В действительности мы и не видели ещё в истории хозяйствующего государства, советское государство было сверх-ослаблено и переведено в сервис политической монополией коммунистической партии.
Одно это ставит под сомнение троцкистский вывод о государственно-капиталистической сущности советского хозяйства. Но есть и другой момент, опровергающий тезис о государственном капитализме: если государство и впрямь начнёт хозяйствовать, оно будет делать это публично, а не частным порядком. Оно не нуждается в политической коррупции — власть и так принадлежит ему. Ему не нужна форма капитала для работы ни с деньгами, ни с научным знанием. Если только это государство не слишком мало по мировым меркам и не зависит целиком и полностью от глобального рынка денег и товаров. Лишь в меру такой зависимости придётся говорить о государстве-как-капиталисте.
Путь к историческому самоубийству политической власти СССР начался в тот момент, когда партия перестала выступать от собственного имени, то есть имени агента марксистского знания о социуме, как номинальная "диктатура пролетариата" и перешла в безымянные агенты "народа", при том, что речь не шла даже об историческом русском народе, а о "новой исторической общности людей — советском народе".
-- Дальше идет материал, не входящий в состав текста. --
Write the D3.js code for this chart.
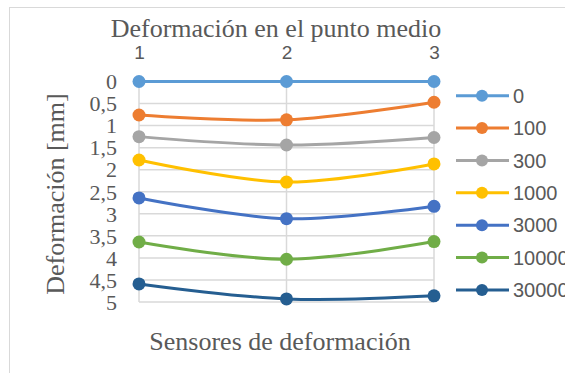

Но если в нашей системе знание публично, распространяемо, то в чём особенность отношения к знанию группы власти и политической монополии? Только в преимущественном владении механизмами развития знания, в мышлении — в противоположность знанию только мышление может быть основанием власти нового правящего класса. Такой правящий класс должен править с помощью планово, проектно и программно изменяемой идеологии — наилучшего на данный момент социального знания, но никак не светской религии, что больше пристало олигархическому правлению (светская вера демократии). Вот что хотел построить советский пост-марксизм, начиная с Александра Зиновьева и Георгия Щедровицкого, вот в чём смысл предлагаемого им развития.
Предложение остаётся в силе, и рыночный характер экономики ему особо не противоречит, речь идёт о политической системе, в первую очередь. Трагедия же советского строя и его руководства в том, что взяв власть на основании научного знания о социуме и истории, взявшись переделывать социум, эти люди не справились с научным знанием, не смогли развить его, не смогли согласовать с этим развитием воспроизводство власти, заместили социальное знание светской религией. При этом, если наши отечественные "прогрессоры", так и не допущенные до дела, интересовались именно мышлением, то Запад активно изучал сознание с практической целью управлять им невидимо и незаметно (всеобщая управляемая демократия).
Обязав пролетариат бороться с частной собственностью, Маркс идеологически утвердил непреходящее идеологическое величие самого капитала. Поскольку не частная собственность как таковая важна, а контроль олигархии над использованием и распространением научного знания, его формы и механизмы.
Маркс ещё и предложил пролетариату то же самое политическое средство, которое использовала и сама олигархия Нового Времени — буржуазия — для свержения феодального государства и католической церкви. То есть Революцию.
Революция и сегодня главный инструмент олигархии, контролирующей науку как производительную силу и источник власти. Одна из целей этого контроля — остановить прогресс самой науки, сделать его полностью управляемым и подконтрольным, не допустить появления новых государств, основанных на научном знании.
Наука, пришедшая к власти, свободная от олигархии нуждается в освобождении от натурализма, в особой социальной проблематизации, в особой морали и утверждении антропологических рамок, исключающих геноцид, пытки, фашизм. Наука должна быть освобождена и от буржуазного антиклерикализма. Речь по существу идёт о модернизации государства Платона (основанного на знании) вслед за модернизацией знания до уровня научного и пост-научного (т.е. такого, которое не может обеспечить наука в общей с ней же расширенной системе знания).
Т.н. информационное общество — глобальный олигархический проект, при котором знание, как основание современной власти должно быть заменено информацией.